According to him: “The collaboration among NERSC/LBNL, MemVerge, and the DMTCP open-source community will bring reliable and efficient transparent checkpointing to MPI (and later to CUDA) for the production market. While DMTCP and MANA will always remain free and open source, the use of MemVerge technology for rapid writing of memory to stable storage will bring an important enhancement to this technology.“

“Distributed checkpointing is a perfect complement to ZeroIO In-Memory Snapshot technology that MemVerge has pioneered,” said Charles Fan, CEO, MemVerge. “We look forward to collaborating with the DMTCP community on future technology and market development.“

“Being able to seamlessly and graciously recover from system failures during complex simulation runs is critical to optimize efficiency for completing jobs with long run-times,” said Mark Nossokoff, senior research analyst, Hyperion Research. “Checkpointing is a well-understood technique for saving the states of independent node memory during a failure mode and restoring that state when the machine is backup and running.

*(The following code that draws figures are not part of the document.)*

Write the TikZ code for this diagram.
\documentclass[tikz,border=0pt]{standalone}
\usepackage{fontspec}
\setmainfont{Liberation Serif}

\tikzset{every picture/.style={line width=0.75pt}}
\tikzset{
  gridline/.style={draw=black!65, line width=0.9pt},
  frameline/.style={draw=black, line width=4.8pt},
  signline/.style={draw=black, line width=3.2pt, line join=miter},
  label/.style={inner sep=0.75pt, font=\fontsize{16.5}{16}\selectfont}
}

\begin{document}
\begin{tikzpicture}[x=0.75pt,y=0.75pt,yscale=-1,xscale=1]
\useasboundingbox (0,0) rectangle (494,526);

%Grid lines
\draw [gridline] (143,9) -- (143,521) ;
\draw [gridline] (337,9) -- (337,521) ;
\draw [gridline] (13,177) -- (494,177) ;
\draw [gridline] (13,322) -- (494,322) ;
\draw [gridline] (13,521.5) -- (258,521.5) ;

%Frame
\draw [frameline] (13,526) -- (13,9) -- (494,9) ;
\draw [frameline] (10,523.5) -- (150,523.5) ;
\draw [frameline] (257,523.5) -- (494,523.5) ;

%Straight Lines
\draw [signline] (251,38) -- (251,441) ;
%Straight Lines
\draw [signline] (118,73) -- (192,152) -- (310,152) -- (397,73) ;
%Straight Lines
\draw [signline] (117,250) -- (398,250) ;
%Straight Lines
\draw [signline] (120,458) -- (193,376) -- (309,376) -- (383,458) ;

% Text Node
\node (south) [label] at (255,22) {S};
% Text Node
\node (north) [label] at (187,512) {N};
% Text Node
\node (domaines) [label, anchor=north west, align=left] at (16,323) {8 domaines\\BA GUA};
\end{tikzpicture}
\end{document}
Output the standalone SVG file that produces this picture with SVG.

Bringing checkpointing capability to big memory architectures with pooled, distributed memory across multiple nodes operating on large datasets should further enable adoption of in-memory computing techniques within the HPC and AI communities. Kudos to MemVerge for stepping up to provide the industry stewardship to make DMTCP a commercial reality.“

About DMTCP and DMTCP/MANA Project
DMTCP (Distributed MultiThreaded Checkpointing) transparently checkpoints a single-host or distributed computation in user-space – with no modifications to user code or to the OS. It works on most Linux applications, including Python, Matlab, R, GUI desktops, MPI, etc. It is robust and widely used (on Sourceforge since 2007). MANA is an implementation of transparent checkpointing for MPI. MANA is under continuing development, but has already demonstrated robust, transparent checkpointing for computations with 1,000 MPI processes.